A Wall Street Journal editorial last week, entitled ‘Jodi Corzine’, focused on Connecticut’s fiscal predicament and projects that the future holds little hope for the state if current trends are perpetuated. With a staggering tax burden already in place – one that makes Connecticut one of the top three most taxed states in the country, along with only New York and New Jersey – Connecticut is planning to raise the tax burden on its citizens again. A high tax burden affects a lot of things, not the least of which is the degree to which people contribute to support the institutions that depend on them.

How did this all happen? After all, Connecticut is still one of the richest states in the country.

Sadly, Connecticut’s situation proves that where there is great wealth there is also a commensurate growth in the taxing power of governments to dissipate that wealth. As the Journal article points out, Connecticut was able to balance its budget very nicely without an income tax until 1991 when the 4.5% tax was levied against income. Since then expenditures have increased, as public employees pension and other benefits have been dramatically expanded.

The long-term beneficiaries of this largesse have been Connecticut’s public employees. Their pension and pay at one point was very much like most other states, but as Connecticut’s ability to tax increased, so too did the public employees remuneration. They are now near the top of the list of all states in terms of per capita pay and benefits. As a result, the 4.5% income tax levy that became 5% is now not enough, and 6% is what the legislature and Governor feel they need, as one group after another takes its turn at the public trough.

How does this apply to the Jewish community? It’s simple. Higher rates of taxation create less economic opportunity in the private sector and a poor economic environment is quickly reflected in the business climate: growth decreases, opportunities shrink and productive/creative people begin to leave the state for opportunities elsewhere. The population of Connecticut has been shrinking, with about 113,000 people leaving the state in the last decade.
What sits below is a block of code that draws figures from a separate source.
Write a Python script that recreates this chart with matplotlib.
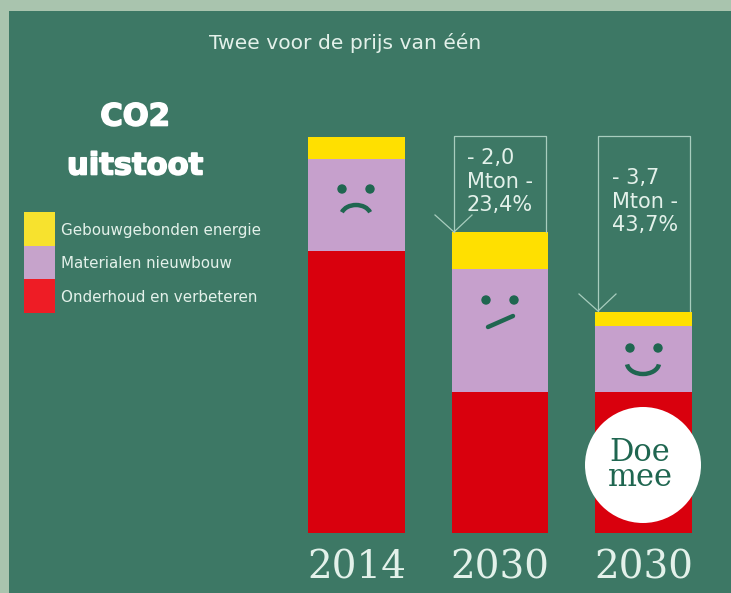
import matplotlib
matplotlib.use("Agg")
import matplotlib.pyplot as plt
import matplotlib.patheffects as pe
from matplotlib.patches import Rectangle, Circle, Arc

W, H = 731, 593

# waarden in Mton
years = ["2014", "2030", "2030"]
onderhoud = [6.03, 3.02, 3.02]
materialen = [1.97, 2.63, 1.41]
gebouw = [0.47, 0.79, 0.30]
legend_labels = ["Gebouwgebonden energie", "Materialen nieuwbouw", "Onderhoud en verbeteren"]
callouts = ["- 2,0\nMton -\n23,4%", "- 3,7\nMton -\n43,7%"]

BG = "#3D7865"
EDGE = "#A9C4AE"
LINE = "#A8CDBE"
TEXT = "#E3F1EA"
DARK = "#1F6650"

fig = plt.figure(figsize=(W / 100, H / 100), dpi=100, facecolor=EDGE)


# as in pixel-coordinaten van de figuur, voor alles wat geen staaf is
def pixel_axes(zorder):
    a = fig.add_axes([0, 0, 1, 1], zorder=zorder)
    a.set_xlim(0, W)
    a.set_ylim(H, 0)
    a.axis("off")
    return a


back = pixel_axes(0)
back.add_patch(Rectangle((9, 11), W, H, color=BG, lw=0))

# staven
ax = fig.add_axes([308 / W, (H - 533) / H, 384 / W, 396 / H], zorder=1)
ax.patch.set_alpha(0)
x = [0, 1, 2]
bar_w = 0.674
bottom2 = [a + b for a, b in zip(onderhoud, materialen)]
ax.bar(x, onderhoud, bar_w, color="#D9000D")
ax.bar(x, materialen, bar_w, bottom=onderhoud, color="#C6A0CC")
ax.bar(x, gebouw, bar_w, bottom=bottom2, color="#FFE000")
ax.set_xlim(-0.337, 2.337)
ax.set_ylim(0, 8.47)
ax.set_xticks(x)
ax.set_xticklabels(years, family="DejaVu Serif", fontsize=28, color=TEXT)
ax.tick_params(axis="x", length=0, pad=12)
ax.set_yticks([])
for s in ax.spines.values():
    s.set_visible(False)

top = pixel_axes(2)
top.text(345, 43, "Twee voor de prijs van één", color=TEXT, fontsize=14.6,
         ha="center", va="center")
heavy = [pe.withStroke(linewidth=1.2, foreground="white")]
top.text(135, 117, "CO2", color="white", fontsize=22, fontweight="bold", ha="center",
         va="center", path_effects=heavy)
top.text(135, 166, "uitstoot", color="white", fontsize=22, fontweight="bold", ha="center",
         va="center", path_effects=heavy)

# legenda
swatches = ["#F7E22E", "#C6A3CB", "#EE1C25"]
for i, (lab, col) in enumerate(zip(legend_labels, swatches)):
    y0 = 212 + i * 33.7
    top.add_patch(Rectangle((24, y0), 31, 33.7, color=col, lw=0))
    top.text(61, y0 + 18, lab, color=TEXT, fontsize=10.9, va="center")

# kaders met pijltjes
boxes = [(454, 546, 232, 467, 0), (598, 690, 311, 612, 20)]
for (x0, x1, yb, tx, dy), txt in zip(boxes, callouts):
    top.plot([x0, x0, x1, x1], [yb, 136, 136, yb], color=LINE, lw=0.9)
    top.plot([x0 - 19, x0, x0 + 18], [yb - 17, yb, yb - 17], color=LINE, lw=0.9)
    top.text(tx, 148 + dy, txt, color=TEXT, fontsize=15, va="top", linespacing=1.22)

# gezichtjes
for ex in [342, 370]:
    top.add_patch(Circle((ex, 189), 4.7, color=DARK, lw=0))
top.add_patch(Arc((356, 216), 30, 22, theta1=195, theta2=345, color=DARK, lw=3.2))
for ex in [486, 514]:
    top.add_patch(Circle((ex, 300), 4.7, color=DARK, lw=0))
top.plot([488, 513], [327, 316], color=DARK, lw=3.2, solid_capstyle="round")
for ex in [630, 658]:
    top.add_patch(Circle((ex, 348), 4.7, color=DARK, lw=0))
top.add_patch(Arc((643, 363), 32, 22, theta1=5, theta2=175, color=DARK, lw=3.2))

# Doe mee sticker
top.add_patch(Circle((643, 465), 58, color="white", lw=0))
top.text(640, 465, "Doe\nmee", color=DARK, family="DejaVu Serif", fontsize=22,
         ha="center", va="center", linespacing=0.72)

fig.savefig("out.png", dpi=100, facecolor=fig.get_facecolor())
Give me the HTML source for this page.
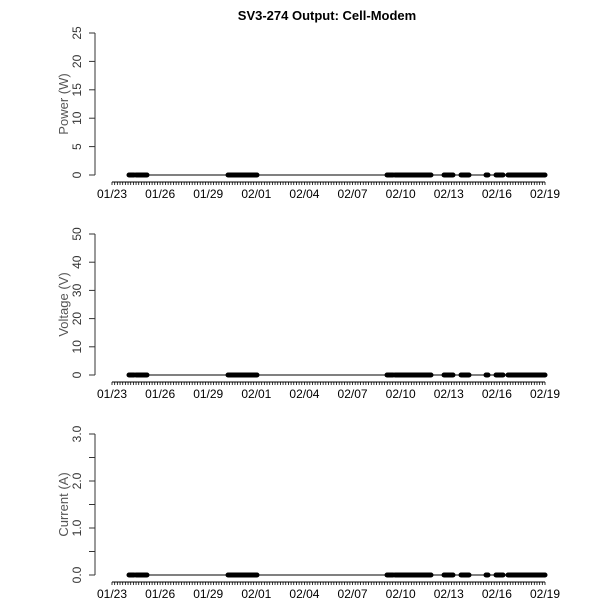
<!DOCTYPE html>
<html><head><style>body{margin:0;background:#fff}svg{display:block}text{font-family:"Liberation Sans",sans-serif}</style></head>
<body>
<svg id="s" width="600" height="600" xmlns="http://www.w3.org/2000/svg">
<text x="327" y="20" font-size="13" font-weight="bold" text-anchor="middle">SV3-274 Output: Cell-Modem</text>
</svg>
<script>
const s=document.getElementById('s');let h='';
const panels=[
 {y0:175,top:33,max:25,ticks:[0,5,10,15,20,25],lab:v=>v,name:'Power (W)'},
 {y0:375,top:234,max:50,ticks:[0,10,20,30,40,50],lab:v=>v,name:'Voltage (V)'},
 {y0:575,top:434,max:3,ticks:[0,0.5,1,1.5,2,2.5,3],lab:v=>(v%1===0?v.toFixed(1):null),name:'Current (A)'}];
const x0=112,x1=545,pd=(x1-x0)/27;
const segs=[[129,134],[136,147],[228,257],[387,393],[395,431],[444,453],[461,469],[486,488],[496,503],[508,545]];
const dates=['01/23','01/26','01/29','02/01','02/04','02/07','02/10','02/13','02/16','02/19'];
panels.forEach(p=>{
 const sc=(p.y0-p.top)/p.max;
 h+=`<line x1="95" y1="${p.y0}" x2="95" y2="${p.top}" stroke="#333"/>`;
 p.ticks.forEach(v=>{const y=p.y0-v*sc;h+=`<line x1="89" y1="${y}" x2="95" y2="${y}" stroke="#333"/>`;
  const l=p.lab(v);if(l!==null)h+=`<text transform="translate(81,${y}) rotate(-90)" font-size="12" fill="#333" text-anchor="middle">${l}</text>`;});
 h+=`<text transform="translate(68,${(p.y0+p.top)/2}) rotate(-90)" font-size="13" fill="#555" text-anchor="middle">${p.name}</text>`;
 const ya=p.y0+7;
 h+=`<line x1="${x0}" y1="${ya}" x2="${x1}" y2="${ya}" stroke="#000"/>`;
 for(let i=0;i<=27*6;i++){const x=x0+i*pd/6;h+=`<line x1="${x}" y1="${ya}" x2="${x}" y2="${ya+3}" stroke="#000" stroke-width="0.8"/>`;}
 dates.forEach((d,i)=>{h+=`<text x="${x0+i*3*pd}" y="${ya+16}" font-size="12" text-anchor="middle">${d}</text>`;});
 h+=`<line x1="129" y1="${p.y0}" x2="545" y2="${p.y0}" stroke="#000"/>`;
 segs.forEach(g=>{h+=`<line x1="${g[0]}" y1="${p.y0}" x2="${g[1]}" y2="${p.y0}" stroke="#000" stroke-width="5" stroke-linecap="round"/>`;});
});
s.insertAdjacentHTML('beforeend',h);
</script>
</body></html>
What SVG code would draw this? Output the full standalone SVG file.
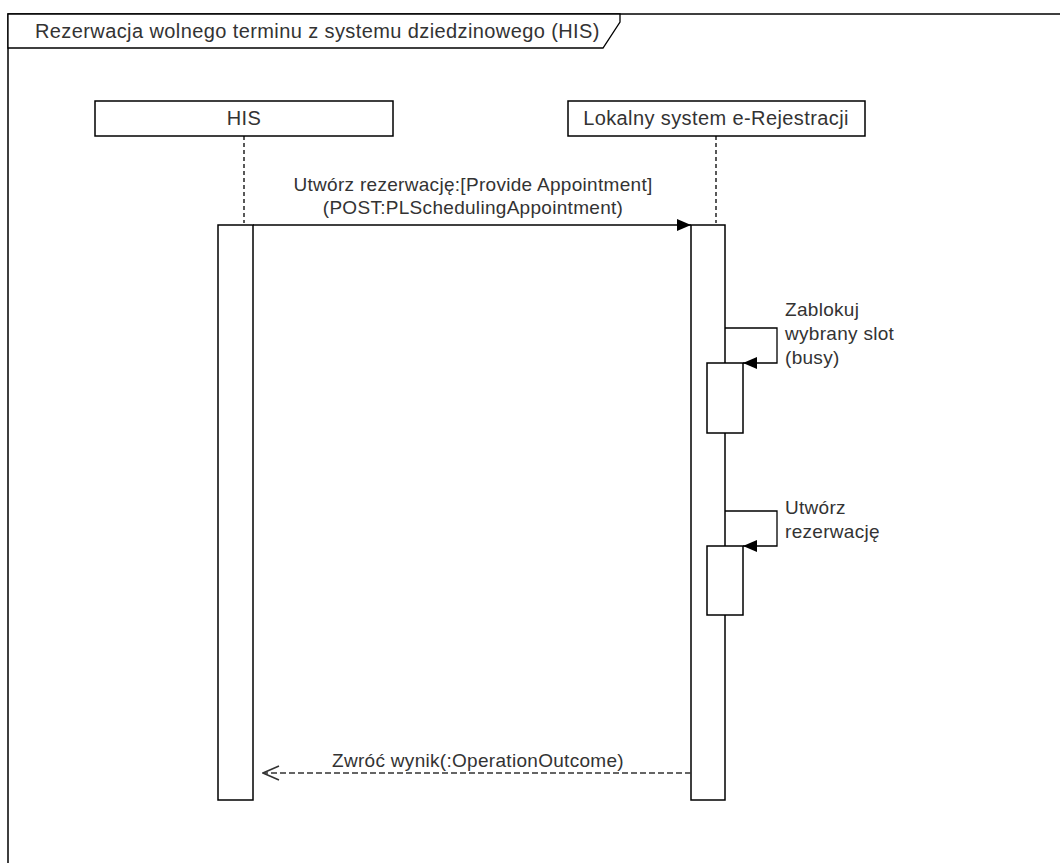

When Connecticut stops growing its Jewish community doesn’t grow either.

According to a stunning statistic from the Wall Street Journal article, Connecticut has not added one job to its employment rolls since 1991 – while the rest of the country has added 22 million new jobs to its work force. This means that the sons and daughters of Jewish families have to look elsewhere for their career opportunities. At the same time, seniors become more aware of an increasingly burdensome inheritance levy and weigh the benefits of staying in Connecticut. A warmer climate might be on the top of their list of reasons to move, but somewhere on that list is also the serious burden of posthumous taxation. Florida, a state with no estate taxes, is full of former Connecticut residents.
Not a large community to begin with, the Jews of Connecticut increasingly find their children, as a matter of course, gravitating to opportunities elsewhere, while their older relatives actively consider more tax friendly venues for their current income and future estates. It’s hard to sustain communal institutions in a shrinking population.

It is difficult to meet even the most modest budget targets. To the Jewish communities’ credit, many of its undertakings continue to thrive and grow. But it is not an easy thing to do, and it doesn’t look as if the economic environment in which they have to function is going to make things any easier going forward.